Creo que dos objetos de la realidad gastro-paisajística de Colombia representan a ultranza el decurso de la historia del país: el plátano y la morcilla.
En el trópico el plátano está en todas partes. Cuando uno viaja por el Eje Cafetero y Antioquia es posible verlo sembrado entre los cafetales, para no hablar de su abundancia en las selvas del Pacífico y en casi todas las tierras bajas donde acompaña, frito o en sancocho, al pescado, al espinazo de cerdo o a la gallina. Verde, se come con sal en medallones o en largas tostadas; pintón, se frita y obsequia agridulces tajadas; maduro, incuba el queso en el aborrajado de plátano. Además su hoja da cuna al tamal y arropa a las tortillas de maíz en cualquier plaza de mercado o en una tienda de barrio.

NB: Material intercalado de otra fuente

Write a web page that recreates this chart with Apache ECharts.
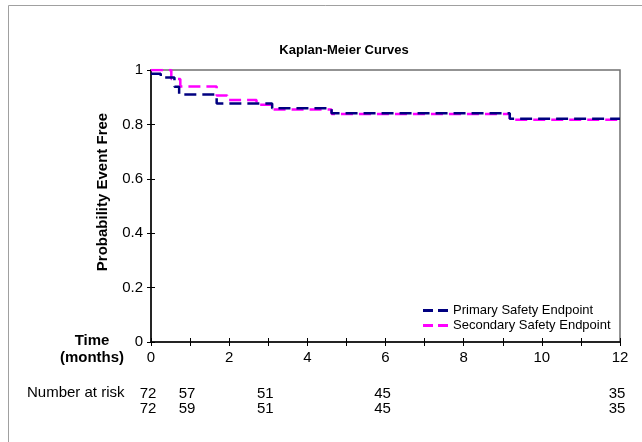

Como la historia del país, el plátano, en medio de este "platanal" (decimos en el trópico), es agreste, versátil y se cosecha a machetazos (pues sólo con el machete es posible desgajar del árbol un racimo de plátanos).
La morcilla o la rellena, que a diferencia del plátano goza de mayor presencia internacional ---pues su longitud abarca el perímetro del desayuno británico, de la mesa alemana y de la mano que la blande en cualquier Palacio del Colesterol de Bogotá--, vino con Europa pero aquí encontró a la arveja y las diversas especias que le dieron un toque preciado de fibra y emoción. La morcilla casi nunca viene sola: su pandilla es la "picada": papita criolla, rabadilla, chunchullo, librillo, cuajo y otras entrañas del cerdo, sobre todo. Su presencia antecede a una de nuestras prácticas cotidianas más comunes: la ingesta de cerveza, el proemio o el fin de la embriaguez, entre el mareo y el desenguayabe.
Fresca o refrita, la morcilla también es emblema de la historia de Colombia: está hecha con sangre y es rotundamente visceral.